9. Erweitert man den Blick auf die Entwicklung des Menschenbildes in den Naturwissenschaften und den technologienahen Bereichen, dann muss man konstatieren, dass die Naturwissenschaften, sofern sie überhaupt einen Bezug zum Menschenbild nehmen, den Menschen in keinster Weise so sehen, wie Grundgesetz und Menschenrechte dies voraussetzen. In den Naturwissenschaften ist der Mensch der Aufklärung praktisch verschwunden: eine Ansammlung von Molekülen, Atomen, Teilchen ohne jegliche spezifische Bedeutung und damit ohne jegliche Werte.
10. Bedenkt man, dass diese Verschiebungen im Weltbild zusätzlich einhergehen mit einem dramatischen Abbau von geistes- und sozialwissenschaftlichen Lehrstühlen und Standards, dann werden hier auch mögliche Quellen alternativer kritischer Betrachtungsweisen schlichtweg ausgelöscht.
11. Ein weiteres Moment ist die ‚Form‘ der Technologie. Mit dem Aufkommen von ‚intelligenten‘ Maschinen erleben wir nicht nur eine weitere industrielle Revolution, die bisherige Industrien und Arbeitswelten bedrohen, sondern wir erleben einen Frontalangriff auf alsbald scheinbar alle Fähigkeiten, die bislang als ‚typisch Menschlich‘ galten. Was dies für die bisherigen Gesellschaften bedeuten, ist schwer voraussagbar. Auf keinen Fall kann es ein einfaches ‚weiter so‘ wie bisher geben.

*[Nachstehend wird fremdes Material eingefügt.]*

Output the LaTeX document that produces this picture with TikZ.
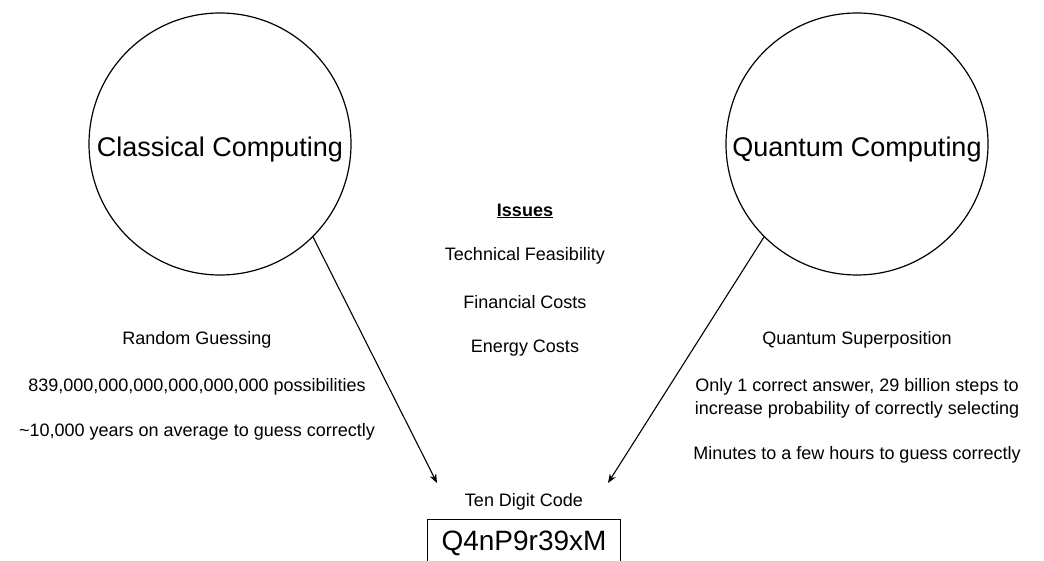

12. Sieht man diese neuen technologisches Möglichkeiten mit der simultanen Erosion des aufklärerischen Menschenbildes (repräsentiert in den Menschenrechten) und der Tendenz selbst demokratischer Regierungen, die Besonderheit des Menschen ‚zu opfern‘, dann kann man erahnen, dass die bisherige (‚klassische‘) Freiheitsdiskussion erheblich ausgeweitet und radikalisiert werden muss. Der Mensch selbst steht zur Debatte in einer Weise, wie wir es noch nie erlebt haben.
13. Genuine ‚Anwälte‘ des Menschen sind aktuell schwer identifizierbar. Die klassischen Offenbarungsreligionen taugen hier – wie schon in der Vergangenheit – nur sehr begrenzt. Ihre Menschenbilder sind bis heute zu stark mit vorwissenschaftlichen Bildern durchsetzt.